— start of Recorded information —

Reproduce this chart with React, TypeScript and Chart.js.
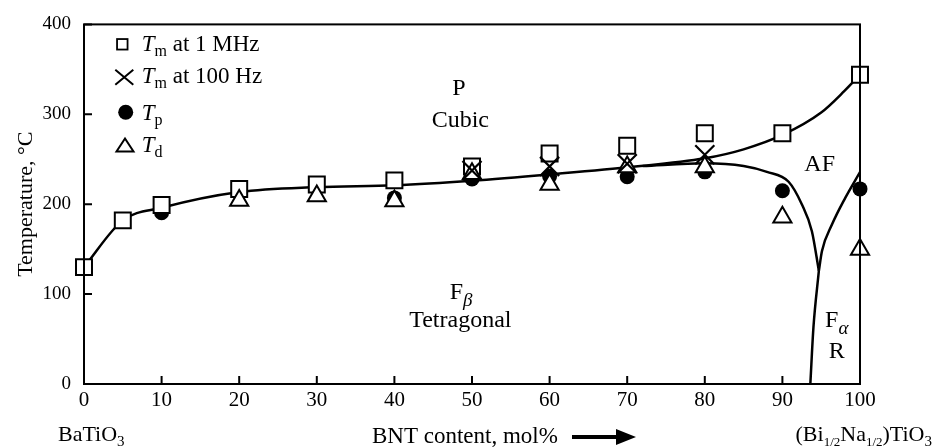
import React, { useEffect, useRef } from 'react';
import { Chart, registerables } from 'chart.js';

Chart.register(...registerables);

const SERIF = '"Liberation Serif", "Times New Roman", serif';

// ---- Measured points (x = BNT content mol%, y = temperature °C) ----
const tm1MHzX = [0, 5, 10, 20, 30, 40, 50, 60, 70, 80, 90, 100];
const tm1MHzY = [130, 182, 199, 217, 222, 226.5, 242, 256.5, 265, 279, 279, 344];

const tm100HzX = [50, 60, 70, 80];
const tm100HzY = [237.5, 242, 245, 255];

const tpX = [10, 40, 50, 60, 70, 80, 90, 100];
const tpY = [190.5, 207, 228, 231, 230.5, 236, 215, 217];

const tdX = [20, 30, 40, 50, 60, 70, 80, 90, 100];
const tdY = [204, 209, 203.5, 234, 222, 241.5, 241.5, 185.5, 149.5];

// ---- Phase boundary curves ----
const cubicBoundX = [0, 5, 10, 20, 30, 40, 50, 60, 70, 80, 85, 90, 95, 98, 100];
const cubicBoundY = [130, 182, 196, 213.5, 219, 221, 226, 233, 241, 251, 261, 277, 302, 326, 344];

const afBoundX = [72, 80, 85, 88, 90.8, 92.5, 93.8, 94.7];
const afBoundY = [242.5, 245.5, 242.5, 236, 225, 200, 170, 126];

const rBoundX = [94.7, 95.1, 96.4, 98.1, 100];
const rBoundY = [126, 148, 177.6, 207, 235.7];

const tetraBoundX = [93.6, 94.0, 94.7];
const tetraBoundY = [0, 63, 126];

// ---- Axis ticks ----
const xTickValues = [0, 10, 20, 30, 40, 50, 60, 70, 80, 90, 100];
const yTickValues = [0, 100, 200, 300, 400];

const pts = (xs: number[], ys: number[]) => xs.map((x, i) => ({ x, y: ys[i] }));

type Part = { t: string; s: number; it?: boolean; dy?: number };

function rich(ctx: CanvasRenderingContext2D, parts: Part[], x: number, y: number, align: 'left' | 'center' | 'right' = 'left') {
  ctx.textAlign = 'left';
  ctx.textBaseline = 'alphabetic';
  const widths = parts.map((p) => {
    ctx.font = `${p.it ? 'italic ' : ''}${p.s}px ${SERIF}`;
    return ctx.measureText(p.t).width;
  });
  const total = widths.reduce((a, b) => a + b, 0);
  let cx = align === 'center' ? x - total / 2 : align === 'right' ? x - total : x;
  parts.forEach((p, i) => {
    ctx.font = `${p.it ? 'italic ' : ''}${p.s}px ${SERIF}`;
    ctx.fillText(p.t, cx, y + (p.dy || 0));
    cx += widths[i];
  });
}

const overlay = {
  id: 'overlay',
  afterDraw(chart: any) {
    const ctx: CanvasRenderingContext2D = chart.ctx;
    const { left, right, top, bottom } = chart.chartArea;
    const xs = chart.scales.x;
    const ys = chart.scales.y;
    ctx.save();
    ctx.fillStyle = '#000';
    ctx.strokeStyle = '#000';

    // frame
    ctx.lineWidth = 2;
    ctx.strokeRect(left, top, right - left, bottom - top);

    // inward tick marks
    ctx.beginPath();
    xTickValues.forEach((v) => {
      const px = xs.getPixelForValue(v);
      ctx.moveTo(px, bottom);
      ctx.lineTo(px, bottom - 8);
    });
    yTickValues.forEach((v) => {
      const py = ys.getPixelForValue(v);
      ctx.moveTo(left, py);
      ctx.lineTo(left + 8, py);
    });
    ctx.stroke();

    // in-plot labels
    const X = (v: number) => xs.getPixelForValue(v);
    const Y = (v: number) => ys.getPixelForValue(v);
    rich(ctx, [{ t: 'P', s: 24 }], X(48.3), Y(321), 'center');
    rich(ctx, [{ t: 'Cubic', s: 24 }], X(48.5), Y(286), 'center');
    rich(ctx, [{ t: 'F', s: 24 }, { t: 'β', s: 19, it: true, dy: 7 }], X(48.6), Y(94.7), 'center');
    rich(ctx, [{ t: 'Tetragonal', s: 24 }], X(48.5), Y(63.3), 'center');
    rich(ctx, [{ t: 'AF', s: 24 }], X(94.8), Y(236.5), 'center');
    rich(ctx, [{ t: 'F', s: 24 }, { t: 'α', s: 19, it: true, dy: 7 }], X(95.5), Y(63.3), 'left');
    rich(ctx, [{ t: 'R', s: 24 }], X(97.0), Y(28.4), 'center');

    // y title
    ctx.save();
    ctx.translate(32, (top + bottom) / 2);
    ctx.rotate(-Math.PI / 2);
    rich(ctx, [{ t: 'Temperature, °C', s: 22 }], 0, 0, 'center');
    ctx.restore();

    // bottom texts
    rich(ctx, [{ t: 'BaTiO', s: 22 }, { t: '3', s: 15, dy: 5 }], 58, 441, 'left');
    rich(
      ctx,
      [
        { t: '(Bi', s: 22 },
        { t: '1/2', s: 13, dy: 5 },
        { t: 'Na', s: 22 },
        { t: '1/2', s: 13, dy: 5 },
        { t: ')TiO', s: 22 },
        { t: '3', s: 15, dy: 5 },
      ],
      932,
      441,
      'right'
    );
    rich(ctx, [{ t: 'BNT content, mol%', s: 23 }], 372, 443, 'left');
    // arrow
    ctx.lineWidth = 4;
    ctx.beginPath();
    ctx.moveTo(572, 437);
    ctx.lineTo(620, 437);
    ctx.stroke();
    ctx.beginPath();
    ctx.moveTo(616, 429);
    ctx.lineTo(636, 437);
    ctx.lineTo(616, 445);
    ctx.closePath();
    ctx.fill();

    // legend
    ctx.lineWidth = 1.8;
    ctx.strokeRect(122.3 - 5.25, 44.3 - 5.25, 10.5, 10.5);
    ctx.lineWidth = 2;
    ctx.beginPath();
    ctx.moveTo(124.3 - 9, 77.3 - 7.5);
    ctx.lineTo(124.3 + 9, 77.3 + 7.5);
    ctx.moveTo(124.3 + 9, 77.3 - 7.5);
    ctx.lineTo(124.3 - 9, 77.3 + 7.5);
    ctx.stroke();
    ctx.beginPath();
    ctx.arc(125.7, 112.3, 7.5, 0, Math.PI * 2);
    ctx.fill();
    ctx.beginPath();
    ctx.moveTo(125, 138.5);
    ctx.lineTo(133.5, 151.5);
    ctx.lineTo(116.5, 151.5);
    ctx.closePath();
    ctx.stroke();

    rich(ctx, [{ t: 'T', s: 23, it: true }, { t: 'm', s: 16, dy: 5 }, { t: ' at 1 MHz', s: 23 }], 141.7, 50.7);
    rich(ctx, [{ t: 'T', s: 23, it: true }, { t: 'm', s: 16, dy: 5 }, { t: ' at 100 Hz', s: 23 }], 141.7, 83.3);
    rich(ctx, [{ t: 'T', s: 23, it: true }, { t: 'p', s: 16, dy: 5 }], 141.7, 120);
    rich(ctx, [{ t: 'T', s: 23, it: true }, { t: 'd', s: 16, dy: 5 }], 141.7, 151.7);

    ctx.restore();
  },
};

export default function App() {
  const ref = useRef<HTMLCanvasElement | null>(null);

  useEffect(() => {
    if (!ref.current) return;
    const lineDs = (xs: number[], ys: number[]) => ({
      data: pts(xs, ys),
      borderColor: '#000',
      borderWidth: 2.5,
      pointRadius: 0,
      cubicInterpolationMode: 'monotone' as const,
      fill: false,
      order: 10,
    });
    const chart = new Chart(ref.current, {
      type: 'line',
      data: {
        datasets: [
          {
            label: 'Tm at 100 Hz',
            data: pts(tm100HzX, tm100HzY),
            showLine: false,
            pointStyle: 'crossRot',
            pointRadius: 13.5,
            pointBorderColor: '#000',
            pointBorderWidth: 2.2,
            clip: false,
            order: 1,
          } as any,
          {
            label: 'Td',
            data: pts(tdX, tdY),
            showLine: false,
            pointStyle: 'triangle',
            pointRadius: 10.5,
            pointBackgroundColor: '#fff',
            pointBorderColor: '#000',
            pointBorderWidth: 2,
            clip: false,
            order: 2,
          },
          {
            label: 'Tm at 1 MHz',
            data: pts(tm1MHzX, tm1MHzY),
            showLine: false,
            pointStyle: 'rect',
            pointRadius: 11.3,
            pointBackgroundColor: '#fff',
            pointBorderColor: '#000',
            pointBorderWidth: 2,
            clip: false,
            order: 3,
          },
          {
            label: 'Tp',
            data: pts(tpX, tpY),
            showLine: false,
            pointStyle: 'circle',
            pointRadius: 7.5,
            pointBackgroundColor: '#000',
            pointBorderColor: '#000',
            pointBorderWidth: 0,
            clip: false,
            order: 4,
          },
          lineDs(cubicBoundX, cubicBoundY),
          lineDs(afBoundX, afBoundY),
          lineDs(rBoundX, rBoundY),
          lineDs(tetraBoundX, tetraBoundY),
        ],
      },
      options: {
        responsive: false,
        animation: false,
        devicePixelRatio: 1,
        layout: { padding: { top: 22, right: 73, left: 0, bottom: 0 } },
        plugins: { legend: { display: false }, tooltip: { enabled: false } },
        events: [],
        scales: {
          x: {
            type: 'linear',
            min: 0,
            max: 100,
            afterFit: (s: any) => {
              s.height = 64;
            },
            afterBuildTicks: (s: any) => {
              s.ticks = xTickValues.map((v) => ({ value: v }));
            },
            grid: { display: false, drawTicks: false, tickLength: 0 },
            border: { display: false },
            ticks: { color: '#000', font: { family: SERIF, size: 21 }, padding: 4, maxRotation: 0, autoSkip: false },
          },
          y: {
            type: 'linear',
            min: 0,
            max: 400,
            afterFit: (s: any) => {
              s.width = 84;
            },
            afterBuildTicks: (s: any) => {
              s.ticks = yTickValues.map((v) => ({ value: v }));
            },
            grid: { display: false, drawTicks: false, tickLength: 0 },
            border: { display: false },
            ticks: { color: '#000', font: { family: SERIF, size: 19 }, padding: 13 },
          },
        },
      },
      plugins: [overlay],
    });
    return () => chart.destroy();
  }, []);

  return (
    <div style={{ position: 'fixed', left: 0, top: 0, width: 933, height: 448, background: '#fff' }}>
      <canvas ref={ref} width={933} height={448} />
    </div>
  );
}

— end of Recorded information —

Please extract exactly the lines of the data, from the first through the line containing "241.5, 185.5, 149.5];", and add no pictures to the copy.

## Exercise output
Reproduce this chart with React, TypeScript and Chart.js.
import React, { useEffect, useRef } from 'react';
import { Chart, registerables } from 'chart.js';

Chart.register(...registerables);

const SERIF = '"Liberation Serif", "Times New Roman", serif';

// ---- Measured points (x = BNT content mol%, y = temperature °C) ----
const tm1MHzX = [0, 5, 10, 20, 30, 40, 50, 60, 70, 80, 90, 100];
const tm1MHzY = [130, 182, 199, 217, 222, 226.5, 242, 256.5, 265, 279, 279, 344];

const tm100HzX = [50, 60, 70, 80];
const tm100HzY = [237.5, 242, 245, 255];

const tpX = [10, 40, 50, 60, 70, 80, 90, 100];
const tpY = [190.5, 207, 228, 231, 230.5, 236, 215, 217];

const tdX = [20, 30, 40, 50, 60, 70, 80, 90, 100];
const tdY = [204, 209, 203.5, 234, 222, 241.5, 241.5, 185.5, 149.5];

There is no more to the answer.